[Lines of data]
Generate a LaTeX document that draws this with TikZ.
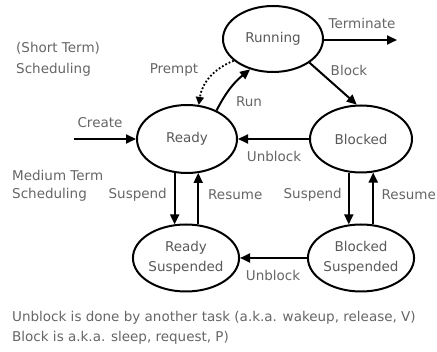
\documentclass[tikz,border=0pt]{standalone}
\usepackage{fontspec}
\setmainfont{DejaVu Sans}
\usetikzlibrary{shapes.geometric,arrows.meta,calc}
\begin{document}
\begin{tikzpicture}[x=1pt,y=-1pt,
  state/.style={ellipse,draw=black,line width=2pt,inner sep=0pt,align=center,text=black!65,font=\fontsize{13.5}{20}\selectfont},
  lbl/.style={text=black!60,font=\fontsize{13.5}{15}\selectfont,inner sep=0pt},
  arr/.style={line width=2pt,-{Triangle[length=10pt,width=9pt]}},
  darr/.style={line width=1.8pt,dotted,-{Triangle[length=8pt,width=8pt]}}]
\useasboundingbox[fill=white] (0,0) rectangle (437,352);
\node[state,minimum width=100pt,minimum height=66pt] (run) at (273,39) {Running};
\node[state,minimum width=100pt,minimum height=68pt] (rdy) at (187,139) {Ready};
\node[state,minimum width=102pt,minimum height=67pt] (blk) at (361,139) {Blocked};
\node[state,minimum width=96pt,minimum height=67pt] (rs) at (186,258) {Ready\\Suspended};
\node[state,minimum width=102pt,minimum height=67pt] (bs) at (361,258) {Blocked\\Suspended};
\coordinate (term) at (397,40);
\coordinate (crt) at (74,139);
\draw[arr] (run.east |- term) -- (term);
\draw[arr] (crt) -- (rdy.west);
\draw[arr] (run.327) -- (blk.97);
\draw[arr] (rdy.44) to[bend left=12] (run.233);
\draw[darr] (run.209) to[bend right=30] (rdy.71);
\draw[arr] (blk.west) -- (rdy.east);
\draw[arr] (bs.west) -- (rs.east);
\draw[arr] (rdy.250) -- (rs.110 -| rdy.250);
\draw[arr] (rs.70) -- (rdy.290 -| rs.70);
\draw[arr] (blk.250) -- (bs.110 -| blk.250);
\draw[arr] (bs.70) -- (blk.290 -| bs.70);
\node[lbl] (l1) at (362,23) {Terminate};
\node[lbl] (l2) at (349,70) {Block};
\node[lbl] (l3) at (249,102) {Run};
\node[lbl] (l4) at (174,70) {Prempt};
\node[lbl] (l5) at (100,123) {Create};
\node[lbl] (l6) at (274,156) {Unblock};
\node[lbl] (l7) at (273,275) {Unblock};
\node[lbl,anchor=east] (l8) at (167,195) {Suspend};
\node[lbl,anchor=west] (l9) at (208,195) {Resume};
\node[lbl,anchor=east] (l10) at (342,195) {Suspend};
\node[lbl,anchor=east] (l11) at (436,195) {Resume};
\node[lbl,anchor=west] (l12) at (16,48) {(Short Term)};
\node[lbl,anchor=west] (l13) at (16,70) {Scheduling};
\node[lbl,anchor=west] (l14) at (12,175) {Medium Term};
\node[lbl,anchor=west] (l15) at (12,195) {Scheduling};
\node[lbl,anchor=west] (l16) at (12,318) {Unblock is done by another task (a.k.a. wakeup, release, V)};
\node[lbl,anchor=west] (l17) at (12,338) {Block is a.k.a. sleep, request, P)};
\end{tikzpicture}
\end{document}
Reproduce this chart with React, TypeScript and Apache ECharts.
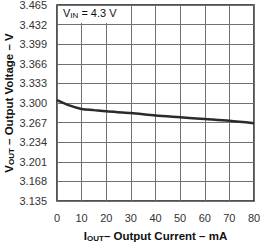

• _WHAT YOU HAVE TO DO_: From the data, list each line in which the string "this" appears.

• _EXERCISE OUTPUT_:
Generate a LaTeX document that draws this with TikZ.
Reproduce this chart with React, TypeScript and Apache ECharts.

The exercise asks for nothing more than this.